The Leisure Class is the film green lit by the fourth season of Project Greenlight, this year produced by HBO and won by neophyte filmmaker Jason Mann.

For those of you unfamiliar with Project Greenlight, it is a competition produced by Matt Damon and Ben Affleck (and previously co-produced by Chris Moore who was inexplicably absent this season) in which one winner gets to make a movie. The applicants are typically burgeoning cinema creators or drowning creatives who long ago took the safe route of a standard job. After a hiatus, the fourth season finally returns after a ten year lull, and this time New York film student Jason Mann won. Initially Mann was to direct a film written by season one winner Pete Jones called “Not Another Pretty Woman” but after some finagling, Mann won over HBO and was able to direct his own project, The Leisure Class.

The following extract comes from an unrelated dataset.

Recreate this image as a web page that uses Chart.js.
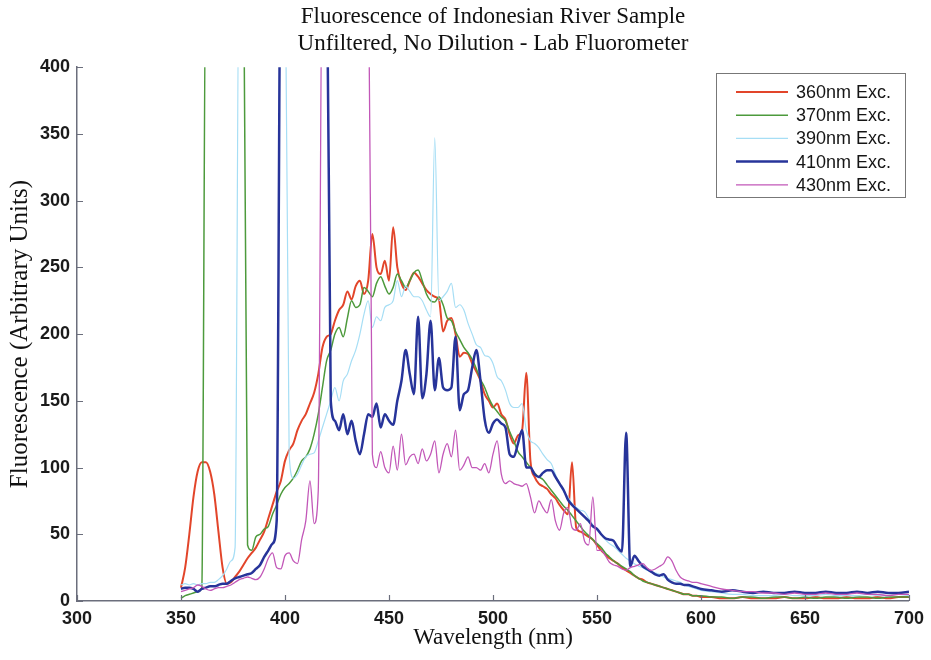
<!DOCTYPE html>
<html>
<head>
<meta charset="utf-8">
<script src="https://cdn.jsdelivr.net/npm/chart.js@4.4.0/dist/chart.umd.min.js"></script>
<style>
  html, body { margin: 0; padding: 0; background: #fff; }
  #wrap { width: 931px; height: 660px; }
</style>
</head>
<body>
<div id="wrap"><canvas id="myChart" width="931" height="660"></canvas></div>
<script>
// wavelengths (nm)
const wavelengths = [
  350,352,354,356,358,360,362,364,366,368,
  370,372,374,376,378,380,382,384,386,388,
  390,392,394,396,398,400,402,404,406,408,
  410,412,414,416,418,420,422,424,426,428,
  430,432,434,436,438,440,442,444,446,448,
  450,452,454,456,458,460,462,464,466,468,
  470,472,474,476,478,480,482,484,486,488,
  490,492,494,496,498,500,502,504,506,508,
  510,512,514,516,518,520,522,524,526,528,
  530,532,534,536,538,540,542,544,546,548,
  550,552,554,556,558,560,562,564,566,568,
  570,572,574,576,578,580,582,584,586,588,
  590,592,594,596,598,600,
  605,610,615,620,625,630,635,640,645,650,
  655,660,665,670,675,680,685,690,695,700
];

const exc360 = [
  10,25,50,78,97,104,104,97,80,52,
  25,13,14,18,22,27,32,36,40,46,
  52,62,72,82,90,105,113,118,128,135,
  140,148,156,170,190,198,200,210,218,222,
  232,226,236,240,230,240,275,250,245,255,
  240,280,250,238,233,240,246,243,238,233,
  230,228,226,202,210,212,200,183,186,185,
  178,172,165,155,150,145,148,140,136,125,
  118,124,128,171,105,93,88,86,84,80,
  77,72,68,65,104,55,52,50,48,46,
  42,38,35,32,30,28,25,23,21,19,
  17,16,14,13,12,11,10,9,8,7,
  6,5,5,4,4,3,
  3,2,2,3,2,2,2,3,2,2,3,2,2,3,2,2,3,2,3,3
];

const exc370 = [
  2,4,5,6,7,10,500,500,500,500,
  500,500,500,500,500,500,42,38,48,50,
  54,56,65,72,80,85,88,92,98,105,
  108,114,125,140,160,180,188,200,205,198,
  212,225,220,222,235,232,228,238,243,236,
  230,235,245,240,235,240,246,248,240,230,
  225,224,228,222,212,210,202,196,190,186,
  181,174,166,160,152,146,142,138,135,127,
  120,112,108,104,100,96,93,91,87,83,
  79,75,71,68,64,60,56,52,49,46,
  43,40,36,33,30,28,26,24,22,19,
  17,15,14,13,12,11,10,9,8,7,
  6,5,5,4,4,4,
  3,3,2,3,3,2,3,3,2,3,2,3,3,2,3,3,2,3,3,3
];

const exc390 = [
  12,13,12,13,12,13,13,14,14,16,
  19,24,30,40,500,500,500,500,500,500,
  500,500,500,500,500,500,110,92,95,102,
  108,110,111,120,130,140,150,160,150,165,
  170,180,188,200,215,225,205,213,210,220,
  222,225,240,228,236,232,228,228,225,218,
  213,347,225,228,232,238,220,222,218,208,
  200,192,190,184,183,178,168,165,158,148,
  145,145,148,128,120,118,115,110,106,103,
  95,88,82,78,73,70,68,67,62,57,
  53,50,46,43,41,38,35,32,30,28,
  26,25,23,22,21,20,18,17,16,15,
  14,12,11,10,9,8,
  7,6,5,5,4,4,4,5,4,4,4,5,4,4,4,5,4,4,5,4
];

const exc410 = [
  9,10,10,9,7,9,10,11,11,12,
  13,13,15,17,18,19,20,21,24,27,
  33,38,43,60,500,500,500,500,500,500,
  500,500,500,500,500,500,150,135,128,140,
  125,135,120,110,125,140,138,148,130,140,
  135,132,150,165,188,170,155,213,152,170,
  210,158,182,160,158,160,198,143,155,158,
  175,188,165,136,126,133,136,133,130,110,
  108,118,128,100,100,95,93,96,98,98,
  93,88,83,76,72,69,66,63,60,56,
  54,50,47,46,45,40,37,126,26,34,
  30,26,24,22,20,19,20,16,14,13,
  13,12,12,11,10,9,
  8,7,8,7,6,7,6,6,7,6,6,7,6,6,7,6,7,6,6,7
];

const exc430 = [
  7,8,9,10,12,11,9,8,9,10,
  10,11,12,14,16,17,18,17,16,18,
  24,32,36,25,24,34,36,30,28,46,
  60,90,58,83,500,500,500,500,500,500,
  500,500,500,500,500,500,110,100,112,100,
  96,116,98,125,102,108,110,103,114,105,
  110,120,96,110,118,108,128,98,102,108,
  100,100,98,103,96,110,120,95,88,90,
  88,87,86,88,78,66,75,70,66,76,
  60,53,66,70,55,53,58,45,42,78,
  38,38,34,29,27,26,24,23,25,26,
  27,28,25,23,24,26,28,33,30,23,
  18,16,15,14,14,13,
  11,9,8,7,7,6,6,5,6,5,5,6,5,5,6,5,5,4,5,5
];

const seriesNames = ["360nm Exc.", "370nm Exc.", "390nm Exc.", "410nm Exc.", "430nm Exc."];
const seriesValues = [exc360, exc370, exc390, exc410, exc430];
const seriesColors = ["#e2452a", "#4d9a3c", "#a6def5", "#27349a", "#c257b8"];
const seriesWidths = [2, 1.5, 1.2, 2.5, 1.3];

const xTicks = [300, 350, 400, 450, 500, 550, 600, 650, 700];
const yTicks = [0, 50, 100, 150, 200, 250, 300, 350, 400];

const titleLines = ["Fluorescence of Indonesian River Sample", "Unfiltered, No Dilution - Lab Fluorometer"];

const datasets = seriesValues.map(function (vals, i) {
  return {
    label: seriesNames[i],
    data: vals.map(function (v, j) { return { x: wavelengths[j], y: v }; }),
    borderColor: seriesColors[i],
    backgroundColor: seriesColors[i],
    borderWidth: seriesWidths[i],
    pointRadius: 0,
    cubicInterpolationMode: 'monotone',
    order: 5 - i
  };
});

// inward tick marks (matlab style)
const innerTicks = {
  id: 'innerTicks',
  afterDraw(chart) {
    const ctx = chart.ctx;
    const xs = chart.scales.x, ys = chart.scales.y;
    const area = chart.chartArea;
    ctx.save();
    ctx.strokeStyle = '#6b6e7c';
    ctx.lineWidth = 1.2;
    ctx.beginPath();
    xTicks.forEach(function (t) {
      const px = Math.round(xs.getPixelForValue(t)) + 0.5;
      ctx.moveTo(px, area.bottom);
      ctx.lineTo(px, area.bottom - 6);
    });
    yTicks.forEach(function (t) {
      const py = Math.round(ys.getPixelForValue(t)) + 0.5;
      ctx.moveTo(area.left, py);
      ctx.lineTo(area.left + 6, py);
    });
    ctx.stroke();
    ctx.restore();
  }
};

// boxed legend in the top right
const boxLegend = {
  id: 'boxLegend',
  afterDraw(chart) {
    const ctx = chart.ctx;
    const left = 716, top = 73, w = 189, h = 124;
    ctx.save();
    ctx.fillStyle = '#fff';
    ctx.fillRect(left, top, w, h);
    ctx.strokeStyle = '#777';
    ctx.lineWidth = 1;
    ctx.strokeRect(left + 0.5, top + 0.5, w, h);
    ctx.font = '18px "Liberation Sans", Arial, sans-serif';
    ctx.textBaseline = 'middle';
    chart.data.datasets.forEach(function (ds, i) {
      const y = top + 19 + i * 23.2;
      ctx.strokeStyle = ds.borderColor;
      ctx.lineWidth = ds.borderWidth;
      ctx.beginPath();
      ctx.moveTo(left + 20, y);
      ctx.lineTo(left + 72, y);
      ctx.stroke();
      ctx.fillStyle = '#151515';
      ctx.fillText(ds.label, left + 80, y + 1);
    });
    ctx.restore();
  }
};

const ctx = document.getElementById('myChart');

const config = {
  type: 'line',
  data: { datasets: datasets },
  options: {
    responsive: false,
    animation: false,
    layout: { padding: { left: 0, right: 18, top: 0, bottom: 0 } },
    plugins: {
      legend: { display: false },
      tooltip: { enabled: false },
      title: {
        display: true,
        fullSize: false,
        text: titleLines,
        color: '#111',
        font: { family: '"Liberation Serif", "Times New Roman", serif', size: 23, weight: 'normal', lineHeight: 1.2 },
        padding: { top: 3, bottom: 9 }
      }
    },
    scales: {
      x: {
        type: 'linear',
        min: 300,
        max: 700,
        afterFit(scale) { scale.height = 59; },
        afterBuildTicks(scale) { scale.ticks = xTicks.map(function (v) { return { value: v }; }); },
        grid: { display: false, drawTicks: false },
        border: { display: true, color: '#6b6e7c', width: 1.5 },
        ticks: {
          padding: 7,
          color: '#1a1a1a',
          maxRotation: 0,
          font: { family: '"Liberation Sans", Arial, sans-serif', size: 18, weight: 'bold' }
        },
        title: {
          display: true,
          text: 'Wavelength (nm)',
          color: '#111',
          font: { family: '"Liberation Serif", "Times New Roman", serif', size: 23 },
          padding: { top: 0, bottom: 8 }
        }
      },
      y: {
        min: 0,
        max: 400,
        afterFit(scale) { scale.width = 77; },
        afterBuildTicks(scale) { scale.ticks = yTicks.map(function (v) { return { value: v }; }); },
        grid: { display: false, drawTicks: false },
        border: { display: true, color: '#6b6e7c', width: 1.5 },
        ticks: {
          padding: 7,
          color: '#1a1a1a',
          font: { family: '"Liberation Sans", Arial, sans-serif', size: 18, weight: 'bold' }
        },
        title: {
          display: true,
          text: 'Fluorescence (Arbitrary Units)',
          color: '#111',
          font: { family: '"Liberation Serif", "Times New Roman", serif', size: 25 },
          padding: { top: 5, bottom: 0 }
        }
      }
    }
  },
  plugins: [innerTicks, boxLegend]
};

const myChart = new Chart(ctx, config);
</script>
</body>
</html>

I’m a huge fan of the heart and premise of Project Greenlight – give someone, who would otherwise not have a chance at breaking into Hollywood, the opportunity to make a movie. There is something interesting about watching these bright eyed individuals learn about the indie film maker’s experience dealing with a studio, a la getting thrown into the deep end. Without fail though, you end up cheering for the Greenlight winner and inevitably form a bias that impacts your overall experience of the final product. In an effort to truly watch the film without favoritism, I refrained from watching the series after episode two and skipped right to the movie.

The premise for The Leisure Class is not complicated in anyway, a British man named William is about to marry into an ‘old money’ Connecticut family. This happy occasion is turned on its head when William’s eccentric brother turns up and the truth of William’s pedigree and intentions can no longer be hidden.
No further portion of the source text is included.